A year after budget crisis, UK debt faces fresh pensions headwind

Britain’s pensions industry, Europe’s biggest, is posing a new challenge to the country’s 2 trillion pound ($2.5 trillion) government bond market a year on from the “mini-budget” crisis that put the sector at the centre of financial stability fears.

Pension funds are big buyers of UK debt, known as gilts, but they are likely to step back just as the Bank of England (BoE) reduces its own holdings faster and debt issuance remains high, adding pressure on British borrowing costs.

Benefiting from the highest interest rates since 2008, pension funds are better funded to meet future payouts than they have been in years.

To take advantage of this strength, funds are rushing to purchase bulk annuity policies from insurers, to whom they transfer pension liabilities along with some assets, reducing balance sheet uncertainty.

Because insurers hold a lot less government debt than pension funds, favouring higher-return assets such as corporate debt, they are expected to sell some of the gilts they receive.

Big asset managers have turned positive on gilts recently, lured in by high yields and confidence that inflation is finally easing.

Yet the notion that pension funds, who along with insurers hold a quarter of outstanding gilts, may step back, is unsettling a year after a rout in gilts saw pension funds dump UK bonds in fire sales to meet collateral calls from Liability-Driven Investment (LDI) funds.

“Pension fund appetite for gilts was obviously questioned during that LDI episode,” said Chris Jeffery, head of rates and inflation strategy at Legal and General Investment Management.

“It’s unclear the extent to which that will ever go back to what it was.”

NEW TREND

The deals between pensions funds and insurers — buy-outs and buy-ins — reached a record 20.2 billion pounds in the first half of 2023, estimate pension consultants Lane Clark & Peacock, who expect a surge to 45 billion pounds this year and as much as 600 billion pounds over the next decade.
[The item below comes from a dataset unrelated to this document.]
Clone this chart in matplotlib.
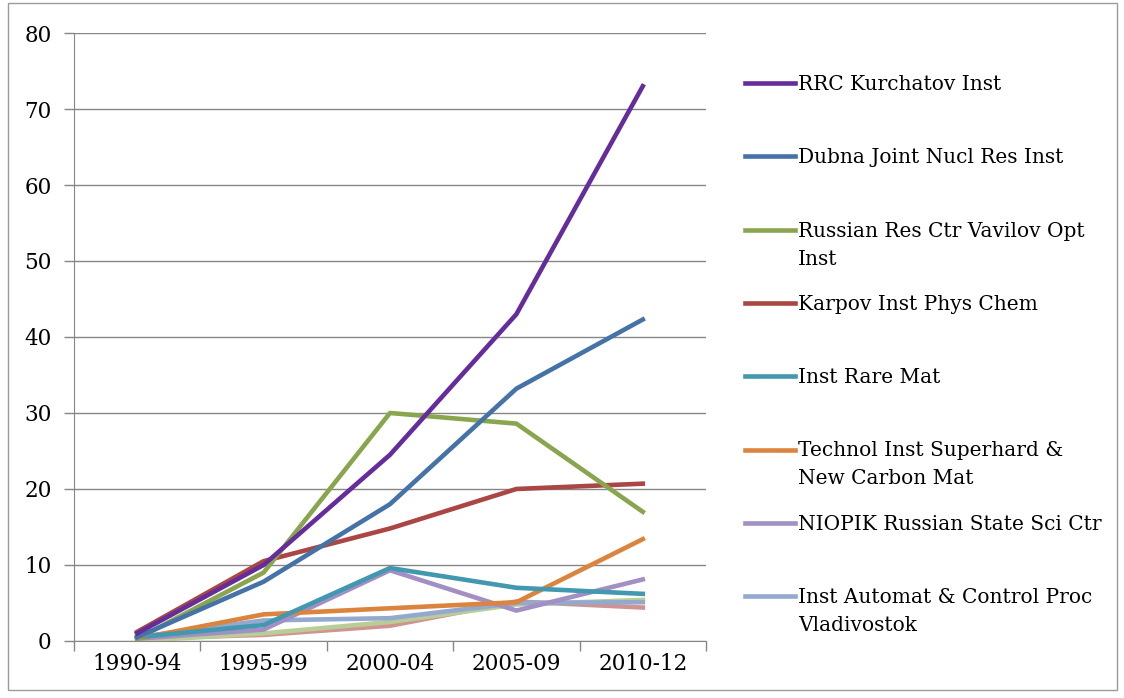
import numpy as np
import matplotlib
matplotlib.use('Agg')
from matplotlib import pyplot as plt
from matplotlib.lines import Line2D
from matplotlib.patches import Rectangle

periods = ['1990-94', '1995-99', '2000-04', '2005-09', '2010-12']

kurchatov = [1.0, 10.0, 24.5, 43.0, 73.0]
dubna = [0.5, 7.8, 18.0, 33.2, 42.3]
vavilov = [0.3, 9.0, 30.0, 28.6, 17.0]
karpov = [1.2, 10.5, 14.8, 20.0, 20.7]
rare_mat = [0.5, 2.1, 9.6, 7.0, 6.2]
superhard = [0.3, 3.5, 4.3, 5.1, 13.4]
niopik = [0.3, 1.5, 9.3, 4.0, 8.1]
automat = [0.5, 2.7, 3.0, 5.0, 5.1]
extra1 = [0.0, 1.0, 2.5, 4.8, 5.4]
extra2 = [0.3, 0.8, 2.0, 5.2, 4.4]

names = ['RRC Kurchatov Inst', 'Dubna Joint Nucl Res Inst',
         'Russian Res Ctr Vavilov Opt\nInst', 'Karpov Inst Phys Chem',
         'Inst Rare Mat', 'Technol Inst Superhard &\nNew Carbon Mat',
         'NIOPIK Russian State Sci Ctr', 'Inst Automat & Control Proc\nVladivostok']
series = [kurchatov, dubna, vavilov, karpov, rare_mat, superhard, niopik, automat]
colors = ['#652d9c', '#4572a7', '#89a54e', '#aa4643', '#4198af', '#db843d',
          '#a28fc4', '#93a9cf']

plt.rcParams['font.family'] = ['DejaVu Serif']

fig = plt.figure(figsize=(11.24, 6.98), dpi=100)
ax = fig.add_axes([0.0658, 0.0817, 0.5623, 0.871])
fig.patches.append(Rectangle((0.007, 0.011), 0.987, 0.985, transform=fig.transFigure,
                             fill=False, edgecolor='#9a9a9a', lw=1))

x = np.arange(len(periods))
# draw back to front so the big ones sit on top like the original
ax.plot(x, extra2, color='#d19392', lw=3.3, zorder=2)
ax.plot(x, extra1, color='#b9cd96', lw=3.3, zorder=2)
for s, c in reversed(list(zip(series, colors))):
    ax.plot(x, s, color=c, lw=3.3, zorder=3)

ax.set_xlim(-0.5, 4.5)
ax.set_ylim(0, 80)
ax.set_yticks(range(0, 81, 10))
ax.set_xticks(x)
ax.set_xticklabels(periods)
ax.set_xticks(np.arange(-0.5, 5, 1), minor=True)
ax.tick_params(axis='x', which='major', length=0, pad=9, labelsize=15.5)
ax.tick_params(axis='x', which='minor', length=7, color='#868686', width=1)
ax.tick_params(axis='y', length=7, color='#868686', width=1, pad=9, labelsize=15.5)
ax.grid(axis='y', color='#868686', lw=1)
ax.set_axisbelow(True)
for sp in ['top', 'right']:
    ax.spines[sp].set_visible(False)
for sp in ['left', 'bottom']:
    ax.spines[sp].set_color('#868686')

# legend slots
H = 698.0
for i, (name, c) in enumerate(zip(names, colors)):
    yp = 83 + i * 73.3
    yf = 1 - yp / H
    fig.add_artist(Line2D([745 / 1124, 795 / 1124], [yf, yf], color=c, lw=3.3,
                          transform=fig.transFigure))
    fig.text(798 / 1124, yf + 8 / H, name, fontsize=14.5, va='top', ha='left',
             linespacing=1.6)

fig.savefig('out.png', dpi=100)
“There’s a net sale of gilts for every buyout that happens,” said Barry Kenneth, chief investment officer of the Pension Protection Fund, which protects corporate pensioners.

The scale of gilt selling by insurers that could result will depend on interest rates and insurers’ capacity to take on pension liabilities. But investors say it shouldn’t be underestimated.

While pension funds hold roughly 50% of their assets in gilts, insurers only hold 15%, Van Lanschot Kempen Investment Management estimates based on funds it has studied this year.

It expects insurers to sell 100 to 150 billion pounds of the gilts they take over from pension funds in the coming years.

“That’s a significant number that will be flowing out of the gilt market,” head of client advice Arif Saad said.

“KEY CONCERN”

Pension funds couldn’t step back at a worse time given Britain’s high funding needs and weakening economy.

It is selling 240 billion pounds of debt this year, a record, save for 2020-21. The amount private buyers need to buy will remain elevated for years as interest payments rise and the BoE, its biggest creditor holding 30% of its debt, decided on Thursday to reduce its holdings faster, by 100 billion pounds over the next year.

Craig Inches, head of rates and cash at Royal London Asset Management, called simultaneous sales of pension fund and BoE gilt holdings “a key concern” for Britain’s debt management agency.

Investors already see signs of their dwindling demand raising borrowing costs, one being a recent rise in longer-dated yields relative to shorter ones.

“Historically UK defined benefit pension schemes have been one of the material buyers of long-dated UK government bonds. We’re seeing their appetite has materially diminished versus years gone by,” said Owen Davies, LDI solutions manager at Schroders, citing anticipation of transfers to insurers as a key reason.

A spokesperson said Britain’s debt agency was well aware of the pensions transfers and their potential to impact gilt demand, but expects pension funds and insurers to remain a “very important” investor base, continuing to show strong demand for longer-dated gilts.

Maintaining its diversified investor base will continue to ensure a reduction in demand from one sector doesn’t inhibit funding ability and market liquidity, the spokesperson added.

The BoE, which monitors market conditions closely, declined to comment.

Helped by the pension fund demand of past years, Britain’s average debt life is around 15 years, more than double the U.S. and Germany’s.

Britain has already started skewing its funding towards shorter debt this year, citing high borrowing needs, a move investors reckon also reflects declining pension fund appetite.

“It’s going to take a long time… to ship the supertanker of the debt stock from where it is today to align it more closely with global norms,” LGIM’s Jeffery said.